I’ve been tackling some of the DIY jobs in the house this week. In our house, the painting jobs are divided up. My partner D paints the walls and I do all the fiddly parts, like corners and the woodwork. I of course gave up half way through and have been looking at scruffy doors and skirting for the past few years. I have been lazy and less proactive than I should be until this week that is, which is perfect as it means I am around to give my attention to the Focaccia. I have come up with a recipe that only requires attention every hour and only once or twice, it’s quite simple actually. Which is great as I have been sanding, filling and painting the woodwork in our utility room. So every hour, I’d put down the paint brush and go attend the focaccia, which allowed the paint to dry before  I had to continue DIYing. It’s been a very therapeutic and productive couple of days!



I had some (very little) fresh rosemary and always have lots of dried herbs to hand. But use what herbs you feel like, throw in some olives to top or red onion. There are many choices on how to finish this, but the base focaccia recipe works for all.

  • 500 g strong white bread flour
  • 2 tsp salt
  • 2 packets dried easy blend yeast (about 14 g)
  • 4 tbsp olive oil
  • 400 ml cold water
  • 1 tbsp fresh rosemary, chopped
  • 1 tbsp mixed dried herbs, I used thyme, rosemary and oregano
  • olive oil for drizzling
  • 1-2 tsp Smoked salt crystals, depending on how salty you like it


I use a stand mixer for this, but if you are making by hand, it’s simple to follow.


Place in the bowl of the mixer the flour, salt, yeast, olive oil and 300 ml of the water. Mix on a low speed to start for about 2 minutes, until combined. Then slowly drizzle in the remaining 100 ml of water to the dough and continue to mix on a gentle speed. The mixture will slosh around a bit while it soaks up the extra liquid. If making this by hand, mix the ingredients in the bowl until gently combined but not fully, then add in the remaining water and gently squish it in.

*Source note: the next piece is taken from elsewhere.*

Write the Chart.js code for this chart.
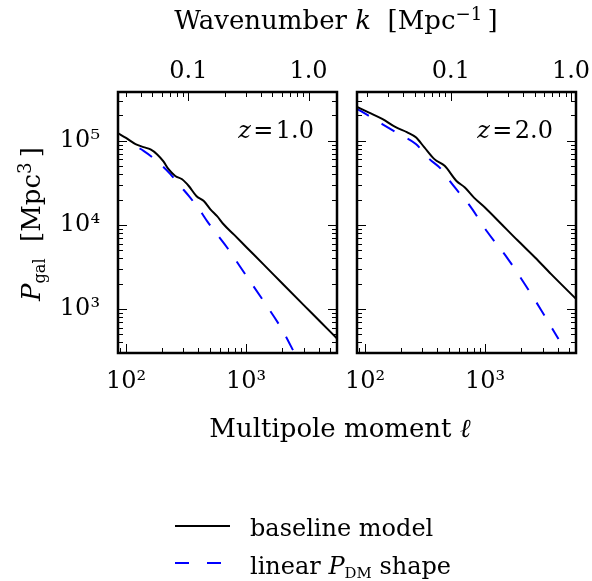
<!DOCTYPE html>
<html>
<head>
<meta charset="utf-8">
<script src="https://cdn.jsdelivr.net/npm/chart.js@4"></script>
<style>
  body { margin: 0; background: #fff; width: 592px; height: 581px; position: relative; overflow: hidden;
         font-family: 'DejaVu Serif', serif; color: #000; }
  canvas { position: absolute; left: 0; top: 0; }
  .lbl { position: absolute; white-space: nowrap; font-size: 24px; line-height: 24px; }
  .big { font-size: 26px; line-height: 26px; }
  .lbl sup { font-size: 70%; vertical-align: 0.5em; line-height: 0; }
  .lbl sub { font-size: 62%; vertical-align: -0.3em; line-height: 0; }
</style>
</head>
<body>
<canvas id="panelZ1" width="592" height="581"></canvas>
<canvas id="panelZ2" width="592" height="581"></canvas>

<div class="lbl big" id="topTitle" style="left:336px; top:7px; transform:translateX(-50%);">Wavenumber <i>k</i>&nbsp; [Mpc<sup>−1</sup>&thinsp;]</div>
<div class="lbl big" id="bottomTitle" style="left:340px; top:415px; transform:translateX(-50%);">Multipole moment <i>ℓ</i></div>
<div class="lbl big" id="yTitle" style="left:31px; top:224px; transform:translate(-50%,-50%) rotate(-90deg);"><i>P</i><sub>gal</sub>&nbsp; [Mpc<sup>3</sup>&thinsp;]</div>
<div class="lbl" id="zLabel1" style="left:314px; top:118px; transform:translateX(-100%);"><i>z</i>&#8202;=&#8202;1.0</div>
<div class="lbl" id="zLabel2" style="left:553px; top:118px; transform:translateX(-100%);"><i>z</i>&#8202;=&#8202;2.0</div>

<svg style="position:absolute; left:0; top:0;" width="592" height="581">
  <line x1="175" y1="526" x2="230" y2="526" stroke="#000" stroke-width="2"/>
  <line x1="175" y1="563" x2="230" y2="563" stroke="#0000ff" stroke-width="2" stroke-dasharray="14 18"/>
</svg>
<div class="lbl" style="left:250px; top:516px;">baseline model</div>
<div class="lbl" style="left:250px; top:554px;">linear <i>P</i><sub>DM</sub> shape</div>

<script>
// multipole range shown on both panels, and comoving distances (Mpc) used for the k axis
const ellRange = [85.8, 5700];
const pRange = [300, 3.8e5];
const chiZ = [3303, 5180];

// z = 1.0 panel
const ellBaseZ1 = [85, 100, 120, 140, 160, 181, 205, 226, 257, 293, 333, 385, 444, 504, 573, 651, 800, 1000, 1400, 2000, 3000, 4200, 5700];
const pBaseZ1 = [1.24e5, 1.08e5, 9.14e4, 8.41e4, 7.89e4, 6.93e4, 5.68e4, 4.59e4, 3.82e4, 3.49e4, 2.90e4, 2.21e4, 1.92e4, 1.53e4, 1.27e4, 1.01e4, 7.55e3, 5.47e3, 3.37e3, 2.01e3, 1.12e3, 692, 446];
const ellDmZ1 = [100, 140, 193, 234, 283, 333, 416, 473, 573, 696, 986, 1403, 1995, 2570];
const pDmZ1 = [9.6e4, 7.6e4, 5.27e4, 4.01e4, 2.90e4, 2.21e4, 1.46e4, 1.11e4, 7.7e3, 5.35e3, 2.57e3, 1.23e3, 566, 285];

// z = 2.0 panel
const ellBaseZ2 = [84, 107, 139, 180, 225, 265, 312, 378, 460, 577, 678, 807, 1000, 1350, 1850, 2600, 3540, 5860];
const pBaseZ2 = [2.57e5, 2.18e5, 1.82e5, 1.45e5, 1.26e5, 1.10e5, 8.34e4, 6.05e4, 5.04e4, 3.33e4, 2.78e4, 2.11e4, 1.60e4, 1.04e4, 6.6e3, 4.1e3, 2.6e3, 1.27e3];
const ellDmZ2 = [84, 107, 139, 192, 265, 344, 431, 507, 656, 747, 1033, 1524, 2106, 2910, 4075];
const pDmZ2 = [2.44e5, 1.99e5, 1.58e5, 1.20e5, 9.14e4, 6.05e4, 4.60e4, 3.33e4, 2.11e4, 1.68e4, 8.4e3, 4.06e3, 2.04e3, 982, 439];

// tick labels
const ellTickVals = [100, 1000];
const ellTickLabels = ['10²', '10³'];
const kTickVals = [0.1, 1];
const kTickLabels = ['0.1', '1.0'];
const pTickVals = [1e3, 1e4, 1e5];
const pTickLabels = ['10³', '10⁴', '10⁵'];

const tickFont = { family: "'DejaVu Serif', serif", size: 24 };

function labelFor(v, vals, labels) {
  for (let i = 0; i < vals.length; i++) {
    if (Math.abs(Math.log10(v) - Math.log10(vals[i])) < 1e-6) return labels[i];
  }
  return '';
}

function logTicks(min, max) {
  const out = [];
  for (let e = Math.floor(Math.log10(min)); e <= Math.ceil(Math.log10(max)); e++) {
    for (let m = 1; m <= 9; m++) {
      const v = m * Math.pow(10, e);
      if (v >= min * 0.999999 && v <= max * 1.000001) out.push({ v: v, major: m === 1 });
    }
  }
  return out;
}

// inward tick marks on all four sides plus the black frame
const frameTicks = {
  id: 'frameTicks',
  afterDatasetsDraw(chart) {
    const ctx = chart.ctx;
    const a = chart.chartArea;
    const sx = chart.scales.x, sk = chart.scales.k, sy = chart.scales.y;
    ctx.save();
    ctx.strokeStyle = '#000';
    ctx.lineWidth = 1;
    logTicks(sx.min, sx.max).forEach(function (t) {
      const x = Math.round(sx.getPixelForValue(t.v)) + 0.5;
      const len = t.major ? 9 : 5;
      ctx.beginPath(); ctx.moveTo(x, a.bottom); ctx.lineTo(x, a.bottom - len); ctx.stroke();
    });
    logTicks(sk.min, sk.max).forEach(function (t) {
      const x = Math.round(sk.getPixelForValue(t.v)) + 0.5;
      const len = t.major ? 9 : 5;
      ctx.beginPath(); ctx.moveTo(x, a.top); ctx.lineTo(x, a.top + len); ctx.stroke();
    });
    logTicks(sy.min, sy.max).forEach(function (t) {
      const y = Math.round(sy.getPixelForValue(t.v)) + 0.5;
      const len = t.major ? 9 : 5;
      ctx.beginPath(); ctx.moveTo(a.left, y); ctx.lineTo(a.left + len, y); ctx.stroke();
      ctx.beginPath(); ctx.moveTo(a.right, y); ctx.lineTo(a.right - len, y); ctx.stroke();
    });
    ctx.lineWidth = 2.5;
    ctx.strokeRect(a.left, a.top, a.right - a.left, a.bottom - a.top);
    ctx.restore();
  }
};

function pts(xs, ys) {
  return xs.map(function (x, i) { return { x: x, y: ys[i] }; });
}

function makePanel(id, chi, ellBase, pBase, ellDm, pDm, showY, padLeft, padRight, dashOffset) {
  return new Chart(document.getElementById(id), {
    type: 'line',
    data: {
      datasets: [
        { label: 'baseline model', data: pts(ellBase, pBase), borderColor: '#000000', borderWidth: 2,
          pointRadius: 0, cubicInterpolationMode: 'monotone', xAxisID: 'x', yAxisID: 'y' },
        { label: 'linear P_DM shape', data: pts(ellDm, pDm), borderColor: '#0000ff', borderWidth: 2,
          borderDash: [15, 15], borderDashOffset: dashOffset, pointRadius: 0,
          cubicInterpolationMode: 'monotone', xAxisID: 'x', yAxisID: 'y' }
      ]
    },
    options: {
      responsive: false,
      animation: false,
      events: [],
      layout: { padding: { left: padLeft, right: padRight, top: 52, bottom: 188 } },
      plugins: { legend: { display: false }, tooltip: { enabled: false } },
      scales: {
        x: {
          type: 'logarithmic', position: 'bottom', min: ellRange[0], max: ellRange[1],
          grid: { display: false, drawTicks: false }, border: { display: false },
          afterFit: function (s) { s.height = 40; },
          ticks: { autoSkip: false, maxRotation: 0, padding: 14, font: tickFont, color: '#000',
                   callback: function (v) { return labelFor(v, ellTickVals, ellTickLabels); } }
        },
        k: {
          type: 'logarithmic', position: 'top', min: ellRange[0] / chi, max: ellRange[1] / chi,
          grid: { display: false, drawTicks: false }, border: { display: false },
          afterFit: function (s) { s.height = 40; },
          ticks: { autoSkip: false, maxRotation: 0, padding: 6, font: tickFont, color: '#000',
                   callback: function (v) { return labelFor(v, kTickVals, kTickLabels); } }
        },
        y: {
          type: 'logarithmic', position: 'left', min: pRange[0], max: pRange[1],
          grid: { display: false, drawTicks: false }, border: { display: false },
          afterFit: function (s) { s.width = 60; },
          ticks: { display: showY, autoSkip: false, padding: 18, font: tickFont, color: '#000',
                   callback: function (v) { return labelFor(v, pTickVals, pTickLabels); } }
        }
      }
    },
    plugins: [frameTicks]
  });
}

makePanel('panelZ1', chiZ[0], ellBaseZ1, pBaseZ1, ellDmZ1, pDmZ1, true, 58, 255, 15);
makePanel('panelZ2', chiZ[1], ellBaseZ2, pBaseZ2, ellDmZ2, pDmZ2, false, 297, 16, 0);
</script>
</body>
</html>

When the dough is combined, knead it for 5 minutes. It is a sticky dough, so don’t think you need to add more flour.

Place in an oiled bowl and cover with cling film. Leave to rise for about an hour in a warm place or until doubled in size. I put mine in the sunny window and add a warm hot water bottle to give it a helping hand as our house is always cold!


Oil a baking tray and remove the dough from the bowl into the tray. Flour your hands and squish the dough to the edges of the tray. Leave for another hour in a warm place. Pre heat the oven to 220 C/200 C fan oven.

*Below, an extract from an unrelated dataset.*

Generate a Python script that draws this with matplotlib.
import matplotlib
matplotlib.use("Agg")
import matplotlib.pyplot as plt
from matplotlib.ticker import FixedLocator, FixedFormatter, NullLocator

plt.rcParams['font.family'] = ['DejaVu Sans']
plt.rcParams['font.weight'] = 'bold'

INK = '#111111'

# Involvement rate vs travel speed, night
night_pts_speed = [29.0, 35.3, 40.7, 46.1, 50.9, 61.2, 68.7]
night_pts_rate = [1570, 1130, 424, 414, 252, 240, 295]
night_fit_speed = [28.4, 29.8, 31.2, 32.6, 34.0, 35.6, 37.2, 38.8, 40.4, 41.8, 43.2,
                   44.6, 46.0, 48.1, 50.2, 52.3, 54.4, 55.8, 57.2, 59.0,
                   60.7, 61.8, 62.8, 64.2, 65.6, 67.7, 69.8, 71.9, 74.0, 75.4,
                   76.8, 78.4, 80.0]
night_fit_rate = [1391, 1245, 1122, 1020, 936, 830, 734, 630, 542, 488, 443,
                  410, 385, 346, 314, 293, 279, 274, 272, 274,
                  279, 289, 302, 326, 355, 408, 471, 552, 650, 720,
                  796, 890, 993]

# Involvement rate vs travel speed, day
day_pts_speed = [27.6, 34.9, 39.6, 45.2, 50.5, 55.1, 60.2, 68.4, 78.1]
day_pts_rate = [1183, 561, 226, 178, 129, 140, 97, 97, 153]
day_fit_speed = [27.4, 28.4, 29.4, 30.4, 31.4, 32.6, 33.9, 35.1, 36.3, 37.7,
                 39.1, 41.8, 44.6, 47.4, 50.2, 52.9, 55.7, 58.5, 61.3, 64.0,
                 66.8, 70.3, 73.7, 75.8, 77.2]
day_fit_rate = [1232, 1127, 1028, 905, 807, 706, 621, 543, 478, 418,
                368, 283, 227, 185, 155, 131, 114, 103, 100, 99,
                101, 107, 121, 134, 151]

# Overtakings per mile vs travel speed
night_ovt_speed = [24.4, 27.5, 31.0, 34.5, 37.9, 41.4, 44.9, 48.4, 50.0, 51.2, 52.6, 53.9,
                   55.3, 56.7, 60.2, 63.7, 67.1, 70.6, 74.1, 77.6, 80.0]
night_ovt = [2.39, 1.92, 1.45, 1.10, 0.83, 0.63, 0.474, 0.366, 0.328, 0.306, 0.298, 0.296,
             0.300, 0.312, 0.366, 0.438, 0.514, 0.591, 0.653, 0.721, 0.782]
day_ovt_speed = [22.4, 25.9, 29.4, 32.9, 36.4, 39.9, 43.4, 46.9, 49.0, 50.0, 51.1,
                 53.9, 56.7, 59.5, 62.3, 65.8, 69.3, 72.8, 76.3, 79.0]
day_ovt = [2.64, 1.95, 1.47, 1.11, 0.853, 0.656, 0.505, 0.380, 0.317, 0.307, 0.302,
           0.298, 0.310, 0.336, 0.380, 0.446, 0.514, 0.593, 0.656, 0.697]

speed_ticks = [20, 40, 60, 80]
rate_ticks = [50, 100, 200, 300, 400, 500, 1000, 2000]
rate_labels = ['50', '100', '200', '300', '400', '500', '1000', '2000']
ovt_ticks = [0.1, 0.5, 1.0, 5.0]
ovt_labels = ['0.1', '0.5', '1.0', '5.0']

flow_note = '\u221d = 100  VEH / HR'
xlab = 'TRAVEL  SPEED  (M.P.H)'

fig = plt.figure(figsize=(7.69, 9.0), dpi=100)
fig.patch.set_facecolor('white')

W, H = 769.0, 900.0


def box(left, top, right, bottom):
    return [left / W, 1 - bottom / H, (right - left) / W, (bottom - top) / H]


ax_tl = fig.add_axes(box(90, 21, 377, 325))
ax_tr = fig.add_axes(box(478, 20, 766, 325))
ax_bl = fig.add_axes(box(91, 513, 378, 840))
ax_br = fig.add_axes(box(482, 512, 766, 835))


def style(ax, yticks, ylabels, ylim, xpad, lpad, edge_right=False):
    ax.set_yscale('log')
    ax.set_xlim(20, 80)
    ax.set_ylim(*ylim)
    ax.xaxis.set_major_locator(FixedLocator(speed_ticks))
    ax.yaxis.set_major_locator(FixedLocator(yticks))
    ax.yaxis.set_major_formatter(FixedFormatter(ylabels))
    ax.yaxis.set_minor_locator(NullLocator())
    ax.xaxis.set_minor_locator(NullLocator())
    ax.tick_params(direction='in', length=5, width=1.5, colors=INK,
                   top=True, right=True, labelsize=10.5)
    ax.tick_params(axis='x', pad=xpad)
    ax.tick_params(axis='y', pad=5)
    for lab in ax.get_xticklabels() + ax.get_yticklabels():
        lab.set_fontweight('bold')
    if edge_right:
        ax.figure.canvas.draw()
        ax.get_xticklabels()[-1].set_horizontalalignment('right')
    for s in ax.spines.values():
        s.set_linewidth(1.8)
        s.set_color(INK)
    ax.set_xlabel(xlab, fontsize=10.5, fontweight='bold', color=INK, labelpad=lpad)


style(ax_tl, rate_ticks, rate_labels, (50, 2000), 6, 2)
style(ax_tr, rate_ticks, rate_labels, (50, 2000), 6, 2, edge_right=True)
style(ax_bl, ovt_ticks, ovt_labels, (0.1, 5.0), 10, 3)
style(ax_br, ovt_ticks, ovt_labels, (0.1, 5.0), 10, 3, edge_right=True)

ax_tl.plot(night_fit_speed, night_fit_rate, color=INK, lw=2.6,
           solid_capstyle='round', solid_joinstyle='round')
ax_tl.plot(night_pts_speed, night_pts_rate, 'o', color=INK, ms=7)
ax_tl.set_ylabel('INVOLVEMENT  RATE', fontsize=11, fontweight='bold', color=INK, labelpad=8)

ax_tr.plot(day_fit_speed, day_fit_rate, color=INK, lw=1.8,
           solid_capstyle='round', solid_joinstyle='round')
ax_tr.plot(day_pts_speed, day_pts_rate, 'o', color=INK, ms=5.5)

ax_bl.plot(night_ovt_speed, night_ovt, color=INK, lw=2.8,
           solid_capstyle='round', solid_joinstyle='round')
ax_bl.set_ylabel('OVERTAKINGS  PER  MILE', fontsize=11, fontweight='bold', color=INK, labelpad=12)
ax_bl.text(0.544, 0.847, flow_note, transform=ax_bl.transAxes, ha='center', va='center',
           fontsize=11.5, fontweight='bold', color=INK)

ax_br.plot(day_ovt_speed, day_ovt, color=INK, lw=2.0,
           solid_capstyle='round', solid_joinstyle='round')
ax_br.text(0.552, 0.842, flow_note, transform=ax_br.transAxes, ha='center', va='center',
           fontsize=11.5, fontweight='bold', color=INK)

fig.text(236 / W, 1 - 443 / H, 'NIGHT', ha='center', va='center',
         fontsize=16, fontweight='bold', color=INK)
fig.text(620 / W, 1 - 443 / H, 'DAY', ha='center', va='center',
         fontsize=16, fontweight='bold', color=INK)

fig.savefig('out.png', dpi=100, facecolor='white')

Once it has risen again and looks softer and pillowy, with floured hands, make dimples in the top with your fingers.

Sprinkle with the herbs, drizzle generously with oil about 1.5 tbsps and sprinkle with the salt. I use smoked sea salt crystals for added flavour, but regular salt crystals are fine.


Pop into the oven for 20 minutes. It will have risen and turned a golden brown. Remove from the oven and leave to cool. Drizzle with a little more oil.

This bread is perfect to serve on the side of soups, to make sandwiches or to simply dip into olive oil and munch away.